Private Stock Exchange Aims to Fill Gap in Albania
A new privately run stock exchange is due to open in Albania in October, after three years of the country not formally having such an institution.
The Tirana Stock Exchange, TSE, opened in 1996, first as a department of the Albanian Central Bank and later as a joint-stock company.
However, it never gained the trust of local businesses, remaining a ghost financial institution up to 2014, when the Financial Supervisory Authority, AMF, closed it down.
Artan Gjergji, Chief Executive of the Albanian Securities Exchange, which the AMF licensed in early July, told BIRN that it was time the country had a normal capital market.

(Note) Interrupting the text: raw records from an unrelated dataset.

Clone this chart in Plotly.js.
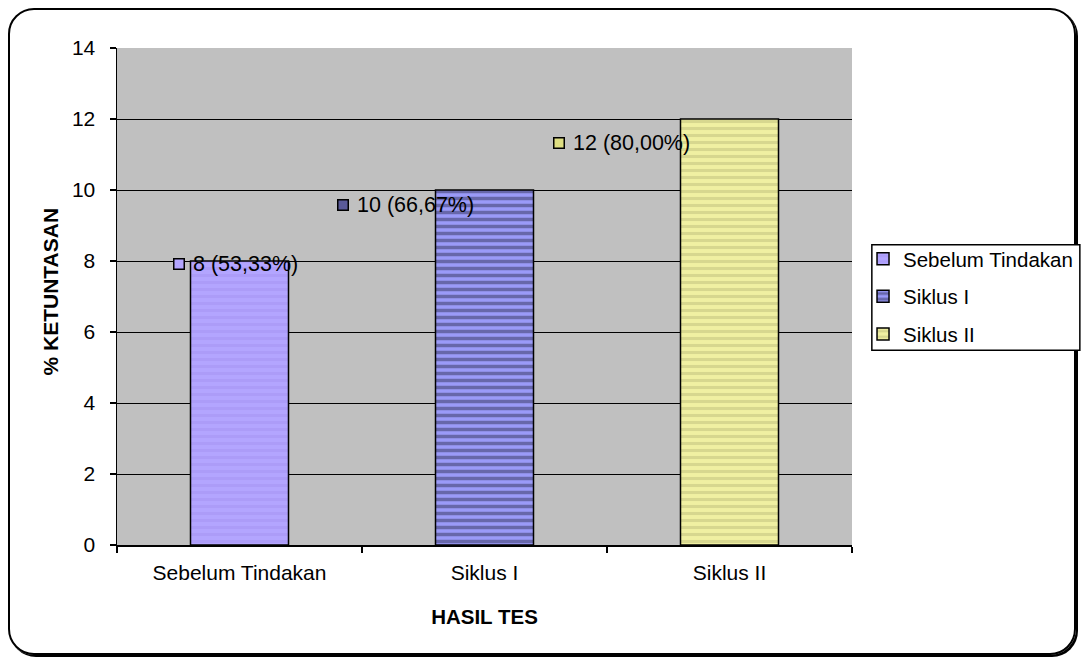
<!DOCTYPE html>
<html>
<head>
<meta charset="utf-8">
<script src="https://cdn.plot.ly/plotly-3.0.1.min.js"></script>
<style>
  html, body { margin:0; padding:0; background:#fff; }
  #frame { position:absolute; left:8px; top:8px; width:1068px; height:647px;
           border:2px solid #000; border-radius:26px; box-shadow:2px 2px 0 #000; box-sizing:border-box; }
  #chart { position:absolute; left:0; top:0; width:1087px; height:663px; }
</style>
</head>
<body>
<div id="frame"></div>
<div id="chart"></div>
<script>
// ---- data ----
const categories = ["Sebelum Tindakan", "Siklus I", "Siklus II"];
const values = [8, 10, 12];
const percents = ["53,33%", "66,67%", "80,00%"];
const seriesNames = ["Sebelum Tindakan", "Siklus I", "Siklus II"];
const yTicks = [0, 2, 4, 6, 8, 10, 12, 14];

// ---- styles ----
const fillColors = ["#b3a5ff", "#9a9af8", "#f0f0a2"];
const stripeColors = ["#a593f2", "#33335c", "#bebe7c"];
const stripeSolidity = [0.45, 0.5, 0.45];
const squareColors = ["#b3a5ff", "#5a5a99", "#dede82"];
const labelXShift = [-49, -130, -159];
const labelYShift = [-3, -15, -24];

const FONT = "Liberation Sans, Arial, sans-serif";

const traces = categories.map((c, i) => ({
  type: "bar",
  name: seriesNames[i],
  x: [c],
  y: [values[i]],
  width: 0.4,
  legendgroup: "g" + i,
  marker: {
    color: fillColors[i],
    line: { color: "#000", width: 1.5 },
    pattern: { shape: "-", fgcolor: stripeColors[i], bgcolor: fillColors[i], size: 7, solidity: stripeSolidity[i], fillmode: "overlay" }
  },
  hoverinfo: "none"
}));

const annotations = [];
categories.forEach((c, i) => {
  annotations.push({
    x: c, y: values[i], xref: "x", yref: "y",
    text: values[i] + " (" + percents[i] + ")",
    showarrow: false, xanchor: "left", yanchor: "middle",
    xshift: labelXShift[i], yshift: labelYShift[i],
    font: { family: FONT, size: 21.5, color: "#000" }
  });
  annotations.push({
    x: c, y: values[i], xref: "x", yref: "y",
    text: " ", showarrow: false, xanchor: "right", yanchor: "middle",
    xshift: labelXShift[i] - 6, yshift: labelYShift[i],
    width: 9, height: 9, borderpad: 0, borderwidth: 1.5,
    bordercolor: "#000", bgcolor: squareColors[i],
    font: { family: FONT, size: 4 }
  });
});
annotations.push({
  xref: "paper", yref: "paper", x: -0.0898, y: 0.51,
  text: "<b>% KETUNTASAN</b>", textangle: -90, showarrow: false,
  xanchor: "center", yanchor: "middle",
  font: { family: FONT, size: 21, color: "#000" }
});

const layout = {
  width: 1087, height: 663,
  margin: { l: 117, r: 235, t: 48, b: 118, pad: 0, autoexpand: false },
  paper_bgcolor: "rgba(0,0,0,0)",
  plot_bgcolor: "#c0c0c0",
  barmode: "overlay",
  font: { family: FONT, size: 21, color: "#000" },
  xaxis: {
    type: "category",
    categoryorder: "array", categoryarray: categories,
    range: [-0.5, 2.5],
    showline: true, linecolor: "#000", linewidth: 1.5,
    ticks: "outside", tickson: "boundaries", ticklen: 6, tickcolor: "#000", tickwidth: 1.5,
    showgrid: false, zeroline: false,
    ticklabelstandoff: 8,
    tickfont: { family: FONT, size: 21, color: "#000" },
    title: { text: "<b>HASIL TES</b>", font: { family: FONT, size: 20.5, color: "#000" }, standoff: 27 }
  },
  yaxis: {
    range: [0, 14], tickvals: yTicks,
    showline: true, linecolor: "#000", linewidth: 1.5,
    ticks: "outside", ticklen: 6, tickcolor: "#000", tickwidth: 1.5,
    showgrid: true, gridcolor: "#000", gridwidth: 1,
    zeroline: false,
    ticklabelstandoff: 10,
    tickfont: { family: FONT, size: 21, color: "#000" }
  },
  legend: {
    x: 1.015, y: 0.616, xanchor: "left", yanchor: "top",
    borderwidth: 0, bgcolor: "rgba(0,0,0,0)",
    font: { family: FONT, size: 20.5, color: "#000" },
    tracegroupgap: 8, traceorder: "grouped",
    itemwidth: 30
  },
  shapes: [{
    type: "rect", xref: "paper", yref: "paper",
    x0: 1.027, x1: 1.310, y0: 0.392, y1: 0.604,
    line: { color: "#000", width: 1.5 }, fillcolor: "#fff", layer: "above"
  }],
  annotations: annotations,
  showlegend: true
};

Plotly.newPlot("chart", traces, layout, { displayModeBar: false, staticPlot: true });
</script>
</body>
</html>
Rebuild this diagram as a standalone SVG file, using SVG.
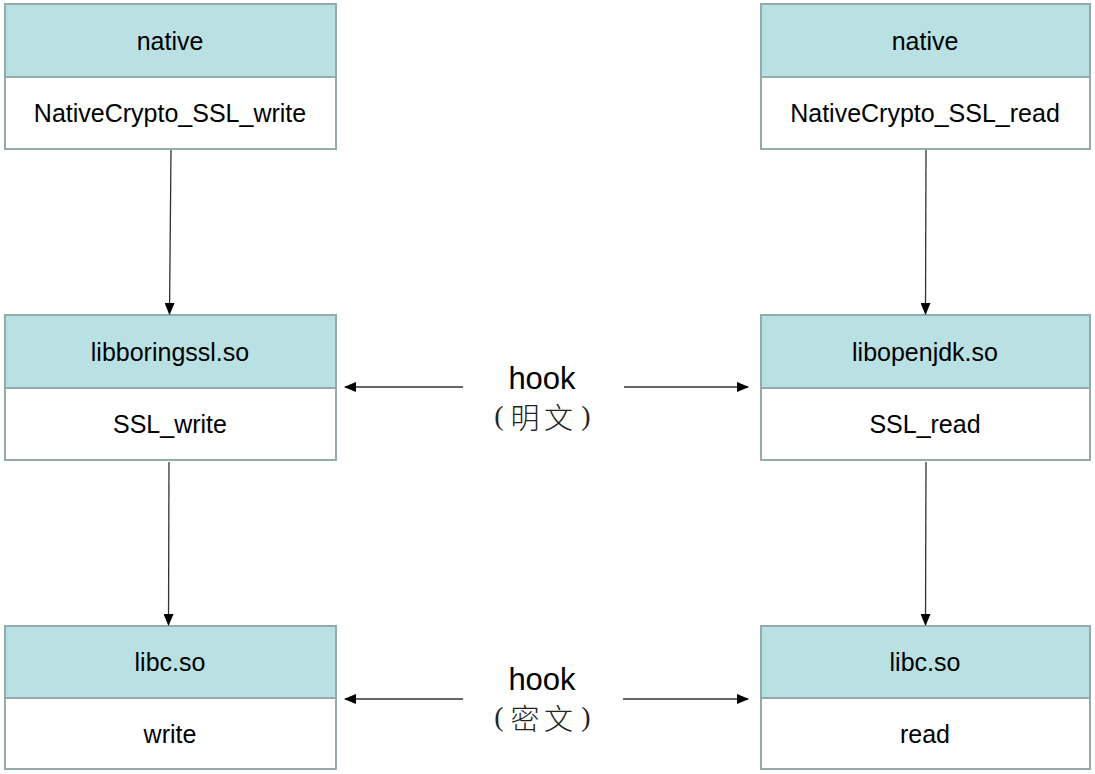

"If we see financial trade in Albania like a human body, the lack of a capital market is similar to the lack of fully functioning lungs," he said, emphasising that Albania is now the only country in the region besides Kosovo that still lacks a stock exchange.
He believes Albania has an asymmetrically developed financial system, with a developed banking sector and a very underdeveloped non-banking sector, which the currently absent capital market needs to help develop.
Supporters of the new project believe that once it is established, it could increase business access to cheap finance as an alternative to bank loans, and support the development of investment funds and pension funds. It will also reduce fiscal evasion once the companies are listed on the exchange, they say.
Gjergji said the new initiative is very different compared with the first stock exchange of 1996.
"Now we have the support of all the country's financial authorities, investors, good financing and international expertise - and a very good electronic trading system ... All this give us hope that it will succeed," he said.